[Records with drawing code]

----------

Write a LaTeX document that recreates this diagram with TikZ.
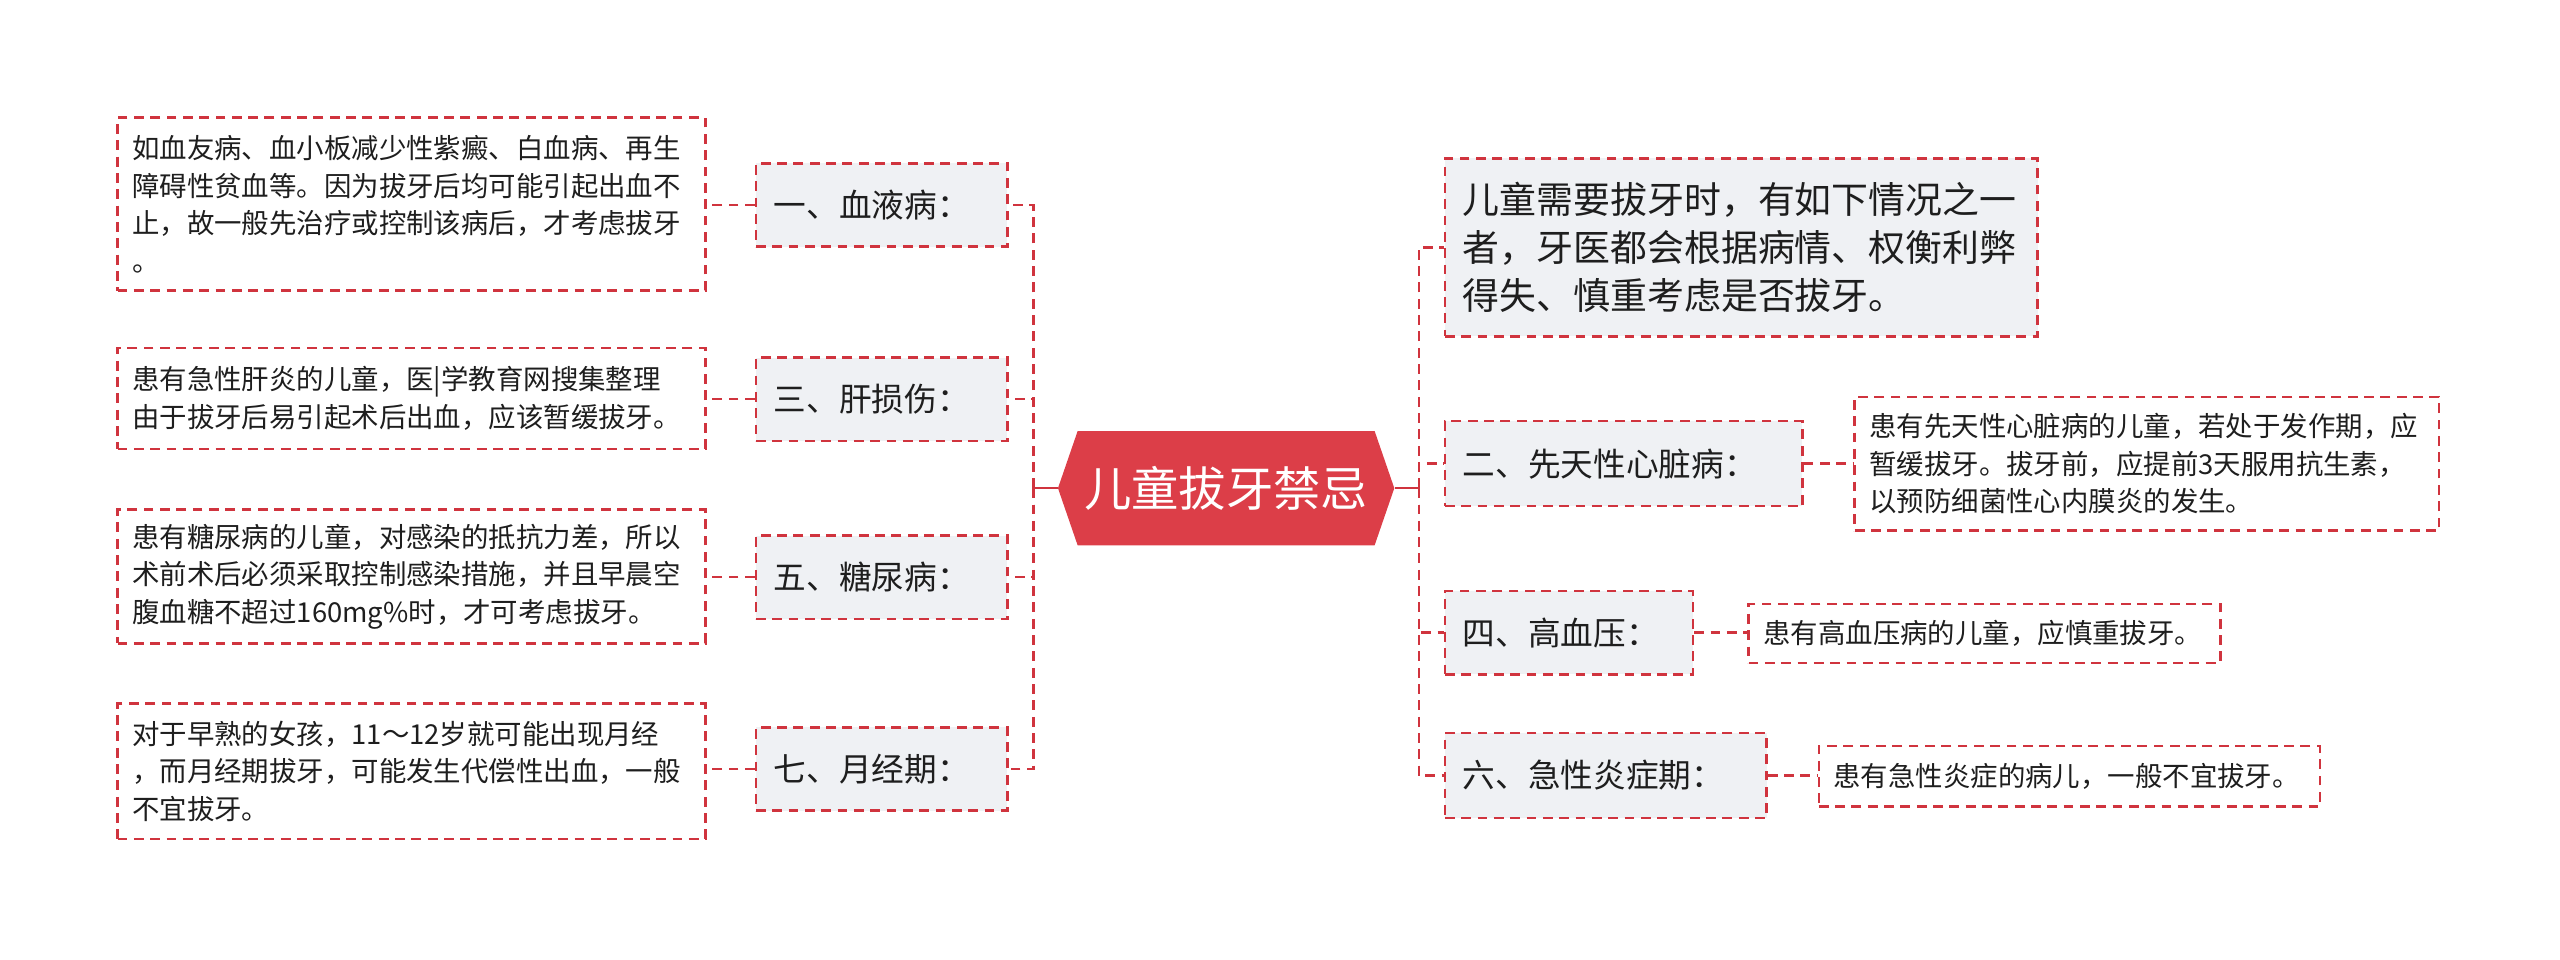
\documentclass[tikz,border=0pt]{standalone}
\usepackage{fontspec}
\setmainfont{Noto Sans CJK SC}
\usetikzlibrary{shapes.symbols}
\definecolor{lred}{RGB}{208,52,62}
\definecolor{hexred}{RGB}{220,62,72}
\definecolor{subgray}{RGB}{239,241,244}
\definecolor{txt}{RGB}{30,30,30}
\tikzset{
  link/.style={draw=lred, line width=1.5pt, dash pattern=on 6pt off 4pt},
  leaf/.style={draw=lred, line width=1.5pt, dash pattern=on 6pt off 4pt, fill=white,
    align=left, inner xsep=9pt, inner ysep=0pt, text=txt,
    font=\fontsize{16.8}{23}\selectfont},
  subbox/.style={draw=lred, line width=1.5pt, dash pattern=on 6pt off 4pt, fill=subgray,
    align=left, inner xsep=11pt, inner ysep=0pt, text=txt, minimum height=51pt,
    font=\fontsize{20}{24}\selectfont},
}
\begin{document}
\begin{tikzpicture}[x=1pt,y=-1pt]
\useasboundingbox (0,0) rectangle (1568,587.4);
% root
\node[signal, signal to=east and west, signal pointer angle=142, fill=hexred, draw=none,
  minimum width=206pt, minimum height=70pt, inner sep=0pt, text=white,
  font=\fontsize{29}{34}\selectfont] (root) at (751,299) {儿童拔牙禁忌};
% left side
\node[subbox, text width=132pt] (L1) at (540,125.5) {一、血液病：};
\node[subbox, text width=132pt] (L3) at (540,244.5) {三、肝损伤：};
\node[subbox, text width=132pt] (L5) at (540,353.5) {五、糖尿病：};
\node[subbox, text width=132pt] (L7) at (540,471) {七、月经期：};
\node[leaf, text width=342pt, minimum height=106pt] (D1) at (252,125) {如血友病、血小板减少性紫癜、白血病、再生\\障碍性贫血等。因为拔牙后均可能引起出血不\\止，故一般先治疗或控制该病后，才考虑拔牙\\。};
\node[leaf, text width=342pt, minimum height=62pt] (D3) at (252,244) {患有急性肝炎的儿童，医|学教育网搜集整理\\由于拔牙后易引起术后出血，应该暂缓拔牙。};
\node[leaf, text width=342pt, minimum height=82pt] (D5) at (252,353) {患有糖尿病的儿童，对感染的抵抗力差，所以\\术前术后必须采取控制感染措施，并且早晨空\\腹血糖不超过160mg\%时，才可考虑拔牙。};
\node[leaf, text width=342pt, minimum height=83pt] (D7) at (252,472.5) {对于早熟的女孩，11～12岁就可能出现月经\\，而月经期拔牙，可能发生代偿性出血，一般\\不宜拔牙。};
% right side
\node[subbox, text width=341pt, minimum height=109pt,
  font=\fontsize{22.6}{29.5}\selectfont] (R1) at (1066.5,151.5) {儿童需要拔牙时，有如下情况之一\\者，牙医都会根据病情、权衡利弊\\得失、慎重考虑是否拔牙。};
\node[subbox, text width=197pt, minimum height=52pt] (R2) at (994.5,284) {二、先天性心脏病：};
\node[subbox, text width=130pt] (R4) at (961,387.5) {四、高血压：};
\node[subbox, text width=175pt, minimum height=52pt] (R6) at (983.5,475) {六、急性炎症期：};
\node[leaf, text width=340pt, minimum height=82pt] (D2) at (1315,284) {患有先天性心脏病的儿童，若处于发作期，应\\暂缓拔牙。拔牙前，应提前3天服用抗生素，\\以预防细菌性心内膜炎的发生。};
\node[leaf, text width=271pt, minimum height=36pt] (D4) at (1215.5,388) {患有高血压病的儿童，应慎重拔牙。};
\node[leaf, text width=289pt, minimum height=37pt] (D6) at (1267.5,475.5) {患有急性炎症的病儿，一般不宜拔牙。};
% connectors
\coordinate (lbus) at (633,299);
\coordinate (rbus) at (869,299);
\draw[lred, line width=1.5pt] (root.west) -- (lbus);
\draw[lred, line width=1.5pt] (root.east) -- (rbus);
\foreach \n in {L1,L3,L5,L7} {\draw[link] (lbus) |- (\n.east);}
\foreach \n in {R1,R2,R4,R6} {\draw[link] (rbus) |- (\n.west);}
\draw[link] (L1.west) -- (L1.west -| D1.east);
\draw[link] (L3.west) -- (L3.west -| D3.east);
\draw[link] (L5.west) -- (L5.west -| D5.east);
\draw[link] (L7.west) -- (L7.west -| D7.east);
\draw[link] (R2.east) -- (R2.east -| D2.west);
\draw[link] (R4.east) -- (R4.east -| D4.west);
\draw[link] (R6.east) -- (R6.east -| D6.west);
\end{tikzpicture}
\end{document}
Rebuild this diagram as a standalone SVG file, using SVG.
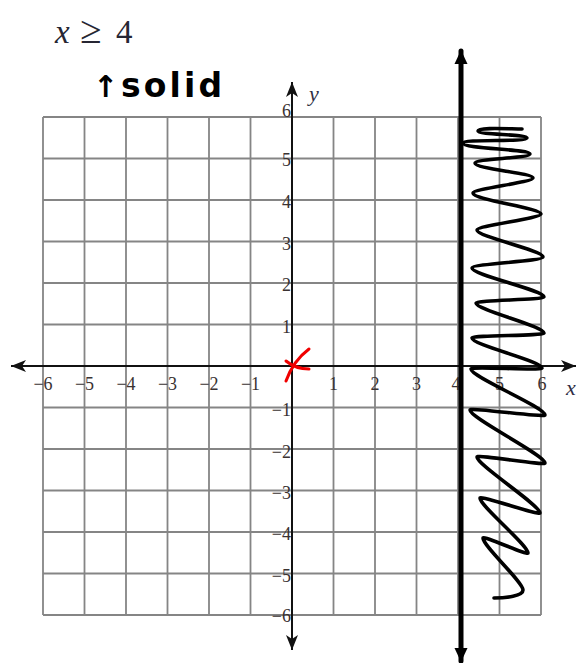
<svg xmlns="http://www.w3.org/2000/svg" width="580" height="663" viewBox="0 0 580 663">
  <style>
    .grid { stroke: #858585; stroke-width: 1.8; fill: none; }
    .axis { stroke: #111; stroke-width: 2; fill: none; }
    .num { font-family: "Liberation Serif", "Times New Roman", serif; font-size: 18px; fill: #3a3232; }
    .numx { text-anchor: middle; }
    .numy { text-anchor: end; }
    .var { font-family: "Liberation Serif", "Times New Roman", serif; font-style: italic; font-size: 22px; fill: #2f2f45; }
    .ink { stroke: #000; fill: none; stroke-linecap: round; stroke-linejoin: round; }
    .red { stroke: #f00000; fill: none; stroke-linecap: round; stroke-linejoin: round; stroke-width: 3; }
  </style>
  <defs>
    <marker id="axarrow" markerUnits="userSpaceOnUse" markerWidth="16" markerHeight="12" refX="15" refY="6" orient="auto-start-reverse" viewBox="0 0 16 12">
      <path d="M0,0 L15,6 L0,12 L4,6 Z" fill="#111"/>
    </marker>
    <marker id="thickarrow" markerUnits="userSpaceOnUse" markerWidth="14" markerHeight="14" refX="13" refY="6.5" orient="auto-start-reverse" viewBox="0 0 14 13">
      <path d="M0,0 L14,6.5 L0,13 Z" fill="#000"/>
    </marker>
  </defs>
  <rect width="580" height="663" fill="#fff"/>

  <g id="title">
    <text x="55" y="43" font-family="Liberation Serif, Times New Roman, serif" font-size="33" fill="#262633"><tspan font-style="italic">x</tspan><tspan x="80" font-size="39">≥</tspan><tspan x="116">4</tspan></text>
  </g>
  <g id="note-solid">
    <text x="93" y="97" font-family="DejaVu Sans, sans-serif" font-weight="bold" font-size="33" fill="#000"><tspan font-size="30">↑</tspan><tspan x="121" textLength="101" lengthAdjust="spacing">solid</tspan></text>
  </g>

  <g id="grid">
    <path class="grid" d="M43,117V615M84.5,117V615M126,117V615M167.5,117V615M209,117V615M250.5,117V615M333.5,117V615M375,117V615M416.5,117V615M458,117V615M499.5,117V615M541,117V615
      M43,117H541M43,158.5H541M43,200H541M43,241.5H541M43,283H541M43,324.5H541M43,407.5H541M43,449H541M43,490.5H541M43,532H541M43,573.5H541M43,615H541"/>
  </g>

  <g id="axes">
    <line class="axis" x1="11" y1="366" x2="576" y2="366" marker-start="url(#axarrow)" marker-end="url(#axarrow)"/>
    <line class="axis" x1="292" y1="82" x2="292" y2="650" marker-start="url(#axarrow)" marker-end="url(#axarrow)"/>
    <text class="var" x="566" y="395">x</text>
    <text class="var" x="309" y="101">y</text>
  </g>

  <g id="x-labels" class="num numx">
    <text x="43" y="390">−6</text>
    <text x="84.5" y="390">−5</text>
    <text x="126" y="390">−4</text>
    <text x="167.5" y="390">−3</text>
    <text x="209" y="390">−2</text>
    <text x="250.5" y="390">−1</text>
    <text x="333.5" y="390">1</text>
    <text x="375" y="390">2</text>
    <text x="416.5" y="390">3</text>
    <text x="456" y="390">4</text>
    <text x="499.5" y="390">5</text>
    <text x="542" y="390">6</text>
  </g>
  <g id="y-labels" class="num numy">
    <text x="291" y="117">6</text>
    <text x="291" y="166">5</text>
    <text x="291" y="207.5">4</text>
    <text x="291" y="249.5">3</text>
    <text x="291" y="291">2</text>
    <text x="291" y="332.5">1</text>
    <text x="291" y="416">−1</text>
    <text x="291" y="457.5">−2</text>
    <text x="291" y="499">−3</text>
    <text x="291" y="540">−4</text>
    <text x="291" y="581.5">−5</text>
    <text x="291" y="622">−6</text>
  </g>

  <g id="origin-mark">
    <path class="red" d="M309,349 C301,355 292,364 286,381"/>
    <path class="red" d="M286,361 C292,366 300,369 309,369" stroke-width="3.5"/>
  </g>

  <g id="boundary-line">
    <line class="ink" x1="461" y1="51" x2="461" y2="661" stroke-width="5" stroke-linecap="butt" marker-start="url(#thickarrow)" marker-end="url(#thickarrow)"/>
  </g>

  <g id="shading">
    <path class="ink" stroke-width="3.6" d="M522,129
      C510,129 478,127 478,131
      C478,135 527,134 527,138
      C527,142 463,139 463,143
      C463,149 530,149 530,154
      C530,158 475,159 475,163
      C475,169 533,173 533,178
      C533,182 473,189 473,193
      C473,200 541,208 541,214
      C541,218 477,226 477,230
      C477,237 543,250 543,257
      C543,261 472,264 472,268
      C472,275 544,290 544,297
      C544,300 476,300 476,303
      C476,310 544,326 544,333
      C544,336 472,335 472,338
      C472,345 542,361 542,368
      C542,371 471,366 471,369
      C471,377 545,407 545,415
      C545,418 470,407 470,410
      C470,418 545,455 545,463
      C545,466 477,454 477,457
      C477,465 540,505 540,513
      C540,516 480,495 480,498
      C480,506 528,545 528,553
      C528,556 483,535 483,538
      C483,546 523,582 523,590
      C523,596 506,598 494,598"/>
  </g>
</svg>
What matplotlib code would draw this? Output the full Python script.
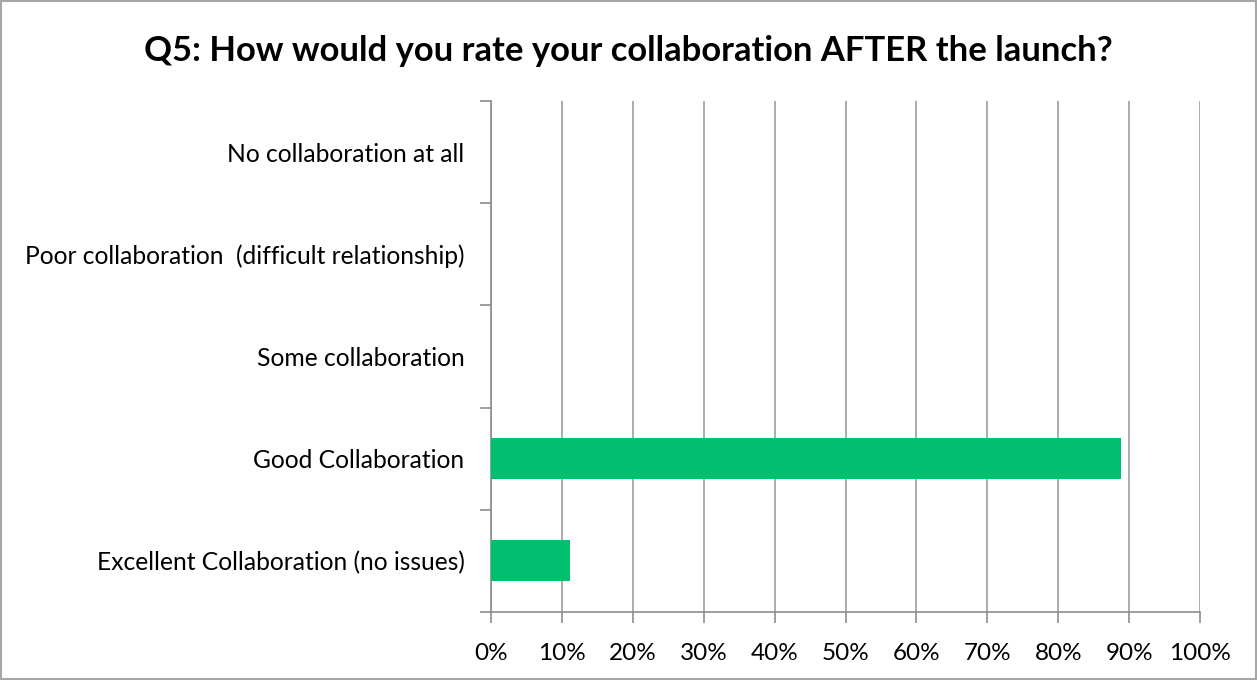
import matplotlib
matplotlib.use('Agg')
import matplotlib.pyplot as plt
from matplotlib.ticker import PercentFormatter, FixedLocator
from matplotlib.patches import Rectangle

plt.rcParams['font.family'] = ['Lato', 'DejaVu Sans']

# survey answers, top to bottom as shown
categories = [
    'No collaboration at all',
    'Poor collaboration  (difficult relationship)',
    'Some collaboration',
    'Good Collaboration',
    'Excellent Collaboration (no issues)',
]
shares = [0.0, 0.0, 0.0, 88.9, 11.1]
x_ticks = list(range(0, 101, 10))

fig = plt.figure(figsize=(12.57, 6.8), dpi=100)
ax = fig.add_axes([491 / 1257, 1 - 612 / 680, 709 / 1257, 511 / 680])

pos = list(range(len(categories)))
ax.barh(pos, shares, height=0.4, color='#00BF6F', zorder=3)
ax.set_yticks(pos)
ax.set_yticklabels(categories)
ax.set_ylim(len(categories) - 0.5, -0.5)
ax.yaxis.set_minor_locator(FixedLocator([p - 0.5 for p in range(len(categories) + 1)]))
ax.tick_params(axis='y', which='major', length=0, pad=19, labelsize=17.7)
ax.tick_params(axis='y', which='minor', length=8, width=1.2, color='#8C8C8C')

ax.set_xlim(0, 100)
ax.set_xticks(x_ticks)
ax.xaxis.set_major_formatter(PercentFormatter(decimals=0))
ax.tick_params(axis='x', length=8, width=1.2, color='#8C8C8C', labelsize=17.5, pad=14)
ax.grid(axis='x', color='#A6A6A6', linewidth=1.3, zorder=0)

for side in ['top', 'right']:
    ax.spines[side].set_visible(False)
for side in ['left', 'bottom']:
    ax.spines[side].set_color('#8C8C8C')
    ax.spines[side].set_linewidth(1.2)

fig.text(0.5, 1 - 51 / 680, 'Q5: How would you rate your collaboration AFTER the launch?',
         ha='center', va='center', fontsize=24.9, fontweight='bold')

fig.patches.append(Rectangle((0.001, 0.001), 0.998, 0.997, transform=fig.transFigure,
                             fill=False, edgecolor='#A6A6A6', linewidth=1.5))

fig.savefig('out.png', dpi=100)
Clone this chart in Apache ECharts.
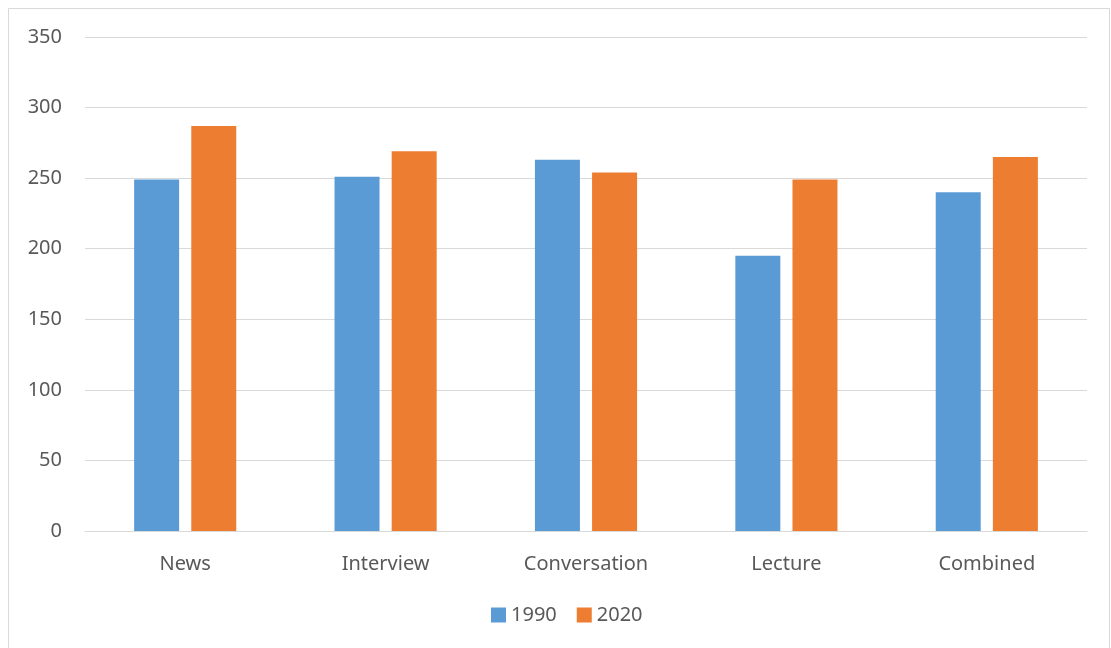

----------

**What this task involves**
State how many lines of the listing hold the string "diagram"; reply with the number and nothing else.

**Result of this task**
2